» **Requirements**: Nothing outside the lines from the one containing "Give me the matplotlib source for this chart." through the one containing "plt.rcParams['font.family'] = ['Liberation" should be copied, and no pictures either. Copy those lines exactly.

» **Data shown**:
========================

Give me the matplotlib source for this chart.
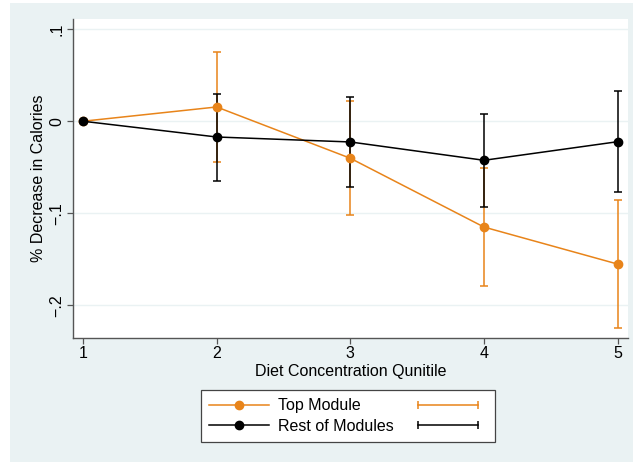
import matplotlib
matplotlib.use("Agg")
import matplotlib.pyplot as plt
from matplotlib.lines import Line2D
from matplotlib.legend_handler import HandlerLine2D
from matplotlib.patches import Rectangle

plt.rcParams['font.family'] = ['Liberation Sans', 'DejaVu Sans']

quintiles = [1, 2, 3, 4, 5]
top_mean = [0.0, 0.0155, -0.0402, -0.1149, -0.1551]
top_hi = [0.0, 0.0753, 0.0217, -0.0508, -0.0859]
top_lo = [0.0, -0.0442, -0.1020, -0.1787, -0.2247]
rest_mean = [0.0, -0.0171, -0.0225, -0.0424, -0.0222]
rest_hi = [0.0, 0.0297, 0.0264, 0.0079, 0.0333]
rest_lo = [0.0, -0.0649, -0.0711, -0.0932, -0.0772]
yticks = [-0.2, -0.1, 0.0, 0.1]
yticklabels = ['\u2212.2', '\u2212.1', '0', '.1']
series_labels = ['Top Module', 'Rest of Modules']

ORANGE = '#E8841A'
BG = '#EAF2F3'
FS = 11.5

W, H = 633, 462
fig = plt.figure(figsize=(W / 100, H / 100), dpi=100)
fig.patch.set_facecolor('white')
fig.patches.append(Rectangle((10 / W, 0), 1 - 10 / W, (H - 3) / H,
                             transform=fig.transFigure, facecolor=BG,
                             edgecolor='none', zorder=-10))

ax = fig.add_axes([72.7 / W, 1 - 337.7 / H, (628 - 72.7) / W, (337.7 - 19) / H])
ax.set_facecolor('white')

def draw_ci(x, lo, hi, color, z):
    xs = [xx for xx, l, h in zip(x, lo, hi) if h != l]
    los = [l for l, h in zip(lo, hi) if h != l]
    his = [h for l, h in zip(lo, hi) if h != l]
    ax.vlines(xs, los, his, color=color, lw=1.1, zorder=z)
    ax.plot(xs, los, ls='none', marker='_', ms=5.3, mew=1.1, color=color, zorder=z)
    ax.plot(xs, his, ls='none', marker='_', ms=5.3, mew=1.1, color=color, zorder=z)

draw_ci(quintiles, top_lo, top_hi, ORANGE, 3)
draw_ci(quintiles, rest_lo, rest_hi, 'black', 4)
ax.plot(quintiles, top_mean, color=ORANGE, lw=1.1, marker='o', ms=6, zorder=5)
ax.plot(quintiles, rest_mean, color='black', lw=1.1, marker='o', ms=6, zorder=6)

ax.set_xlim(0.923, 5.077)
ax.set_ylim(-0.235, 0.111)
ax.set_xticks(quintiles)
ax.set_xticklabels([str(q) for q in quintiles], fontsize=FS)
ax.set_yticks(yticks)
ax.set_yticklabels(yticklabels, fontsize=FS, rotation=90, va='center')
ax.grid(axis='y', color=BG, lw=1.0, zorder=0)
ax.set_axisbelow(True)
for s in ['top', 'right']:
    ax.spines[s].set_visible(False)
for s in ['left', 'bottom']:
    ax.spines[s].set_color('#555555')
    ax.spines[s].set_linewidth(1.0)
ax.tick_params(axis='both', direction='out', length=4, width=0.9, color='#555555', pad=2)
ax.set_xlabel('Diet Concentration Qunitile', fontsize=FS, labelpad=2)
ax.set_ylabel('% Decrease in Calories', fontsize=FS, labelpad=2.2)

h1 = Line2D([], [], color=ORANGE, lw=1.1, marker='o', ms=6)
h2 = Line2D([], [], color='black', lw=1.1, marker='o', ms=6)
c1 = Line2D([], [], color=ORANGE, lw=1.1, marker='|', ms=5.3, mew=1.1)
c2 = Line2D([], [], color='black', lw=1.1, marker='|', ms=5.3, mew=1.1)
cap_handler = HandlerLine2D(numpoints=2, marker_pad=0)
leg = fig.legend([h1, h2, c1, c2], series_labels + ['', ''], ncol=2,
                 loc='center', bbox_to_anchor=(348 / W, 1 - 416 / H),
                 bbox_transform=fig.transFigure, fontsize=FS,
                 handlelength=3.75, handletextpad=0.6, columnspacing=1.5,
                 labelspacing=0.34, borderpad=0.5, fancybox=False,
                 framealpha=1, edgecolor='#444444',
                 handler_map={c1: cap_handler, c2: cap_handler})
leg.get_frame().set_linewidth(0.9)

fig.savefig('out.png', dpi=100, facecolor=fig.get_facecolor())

========================

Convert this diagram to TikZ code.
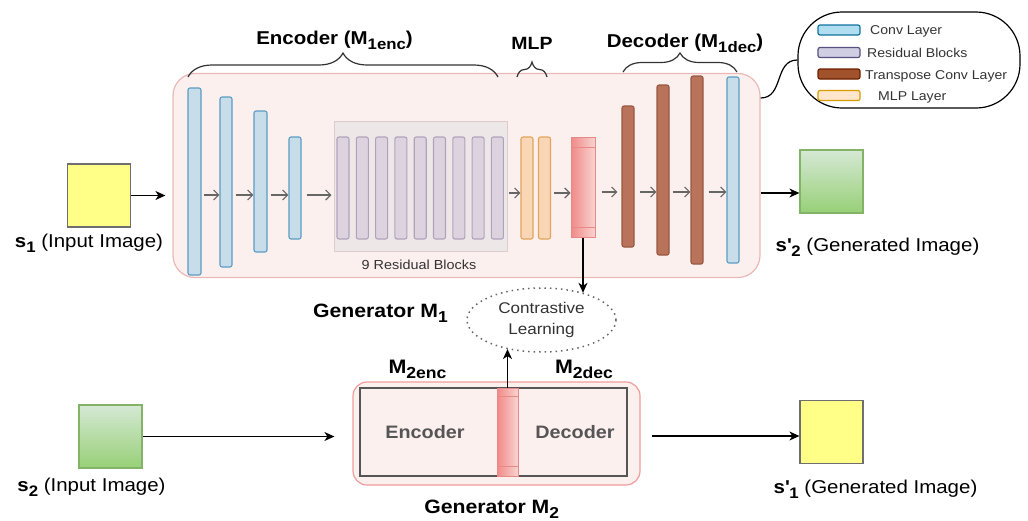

========================

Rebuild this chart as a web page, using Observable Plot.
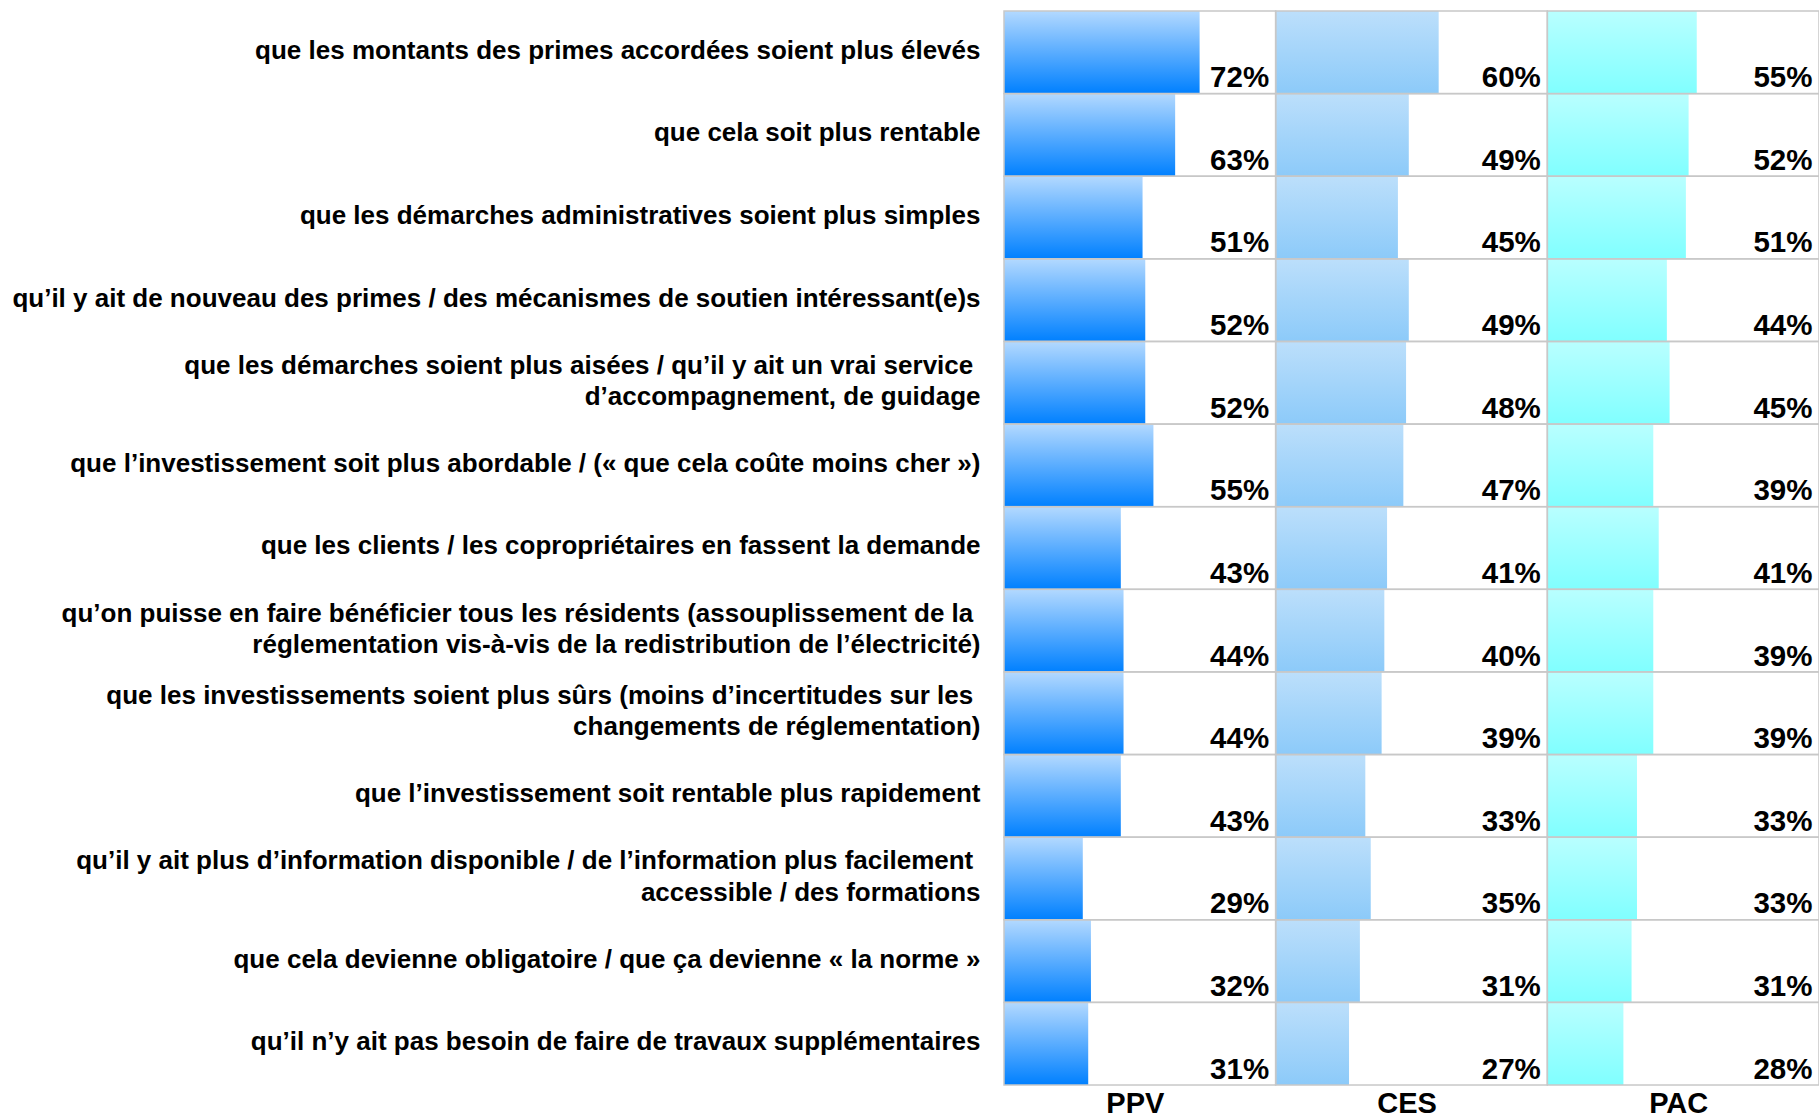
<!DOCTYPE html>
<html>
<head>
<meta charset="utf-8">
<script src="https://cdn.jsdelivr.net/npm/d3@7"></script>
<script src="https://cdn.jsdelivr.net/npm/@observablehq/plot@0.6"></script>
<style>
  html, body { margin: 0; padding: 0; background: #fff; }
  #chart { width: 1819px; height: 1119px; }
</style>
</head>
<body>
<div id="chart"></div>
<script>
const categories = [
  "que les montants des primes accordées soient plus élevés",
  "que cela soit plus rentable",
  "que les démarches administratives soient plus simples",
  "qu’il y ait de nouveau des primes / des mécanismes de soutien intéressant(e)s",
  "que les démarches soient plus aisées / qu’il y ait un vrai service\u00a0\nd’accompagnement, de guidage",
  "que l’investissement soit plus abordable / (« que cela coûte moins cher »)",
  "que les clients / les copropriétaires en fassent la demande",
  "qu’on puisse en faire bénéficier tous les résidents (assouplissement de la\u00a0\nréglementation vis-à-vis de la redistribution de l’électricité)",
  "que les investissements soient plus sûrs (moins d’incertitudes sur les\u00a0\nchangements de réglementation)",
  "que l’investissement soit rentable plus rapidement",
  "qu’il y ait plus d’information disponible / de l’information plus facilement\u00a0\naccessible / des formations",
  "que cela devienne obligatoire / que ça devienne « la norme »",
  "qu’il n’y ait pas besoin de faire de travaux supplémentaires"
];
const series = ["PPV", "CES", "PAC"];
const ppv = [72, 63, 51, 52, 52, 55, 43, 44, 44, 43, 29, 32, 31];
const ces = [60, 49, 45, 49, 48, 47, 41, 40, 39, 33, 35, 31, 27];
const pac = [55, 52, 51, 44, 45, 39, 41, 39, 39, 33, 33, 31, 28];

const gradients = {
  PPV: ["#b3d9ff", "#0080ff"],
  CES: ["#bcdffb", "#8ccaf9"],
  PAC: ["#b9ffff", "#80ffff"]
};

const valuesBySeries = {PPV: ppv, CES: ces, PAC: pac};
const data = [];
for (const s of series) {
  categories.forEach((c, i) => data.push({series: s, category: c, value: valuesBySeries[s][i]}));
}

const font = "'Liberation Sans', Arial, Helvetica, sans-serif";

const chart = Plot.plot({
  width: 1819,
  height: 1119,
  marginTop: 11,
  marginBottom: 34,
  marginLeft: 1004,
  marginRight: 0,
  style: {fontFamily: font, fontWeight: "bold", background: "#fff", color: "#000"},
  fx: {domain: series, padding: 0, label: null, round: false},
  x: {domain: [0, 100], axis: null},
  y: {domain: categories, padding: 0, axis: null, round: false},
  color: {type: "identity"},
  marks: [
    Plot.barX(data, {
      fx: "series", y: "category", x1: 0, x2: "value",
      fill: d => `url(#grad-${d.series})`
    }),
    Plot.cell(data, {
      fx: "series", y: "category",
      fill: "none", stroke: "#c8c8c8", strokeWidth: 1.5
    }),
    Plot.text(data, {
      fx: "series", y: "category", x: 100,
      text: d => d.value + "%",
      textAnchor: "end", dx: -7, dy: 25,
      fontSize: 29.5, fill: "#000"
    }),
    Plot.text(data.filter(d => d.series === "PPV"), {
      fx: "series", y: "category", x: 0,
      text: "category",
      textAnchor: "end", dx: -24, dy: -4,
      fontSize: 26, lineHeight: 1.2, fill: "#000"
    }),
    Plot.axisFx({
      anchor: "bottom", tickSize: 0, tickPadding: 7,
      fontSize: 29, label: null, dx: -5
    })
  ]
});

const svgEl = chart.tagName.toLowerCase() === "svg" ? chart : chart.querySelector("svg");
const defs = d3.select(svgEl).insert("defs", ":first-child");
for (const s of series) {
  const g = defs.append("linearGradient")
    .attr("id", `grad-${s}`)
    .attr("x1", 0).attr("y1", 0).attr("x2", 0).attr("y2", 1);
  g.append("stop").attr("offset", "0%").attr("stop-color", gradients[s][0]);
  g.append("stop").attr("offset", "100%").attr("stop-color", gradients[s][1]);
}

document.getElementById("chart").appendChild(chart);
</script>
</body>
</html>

========================

» **Complete answer**:
Give me the matplotlib source for this chart.
import matplotlib
matplotlib.use("Agg")
import matplotlib.pyplot as plt
from matplotlib.lines import Line2D
from matplotlib.legend_handler import HandlerLine2D
from matplotlib.patches import Rectangle

plt.rcParams['font.family'] = ['Liberation Sans', 'DejaVu Sans']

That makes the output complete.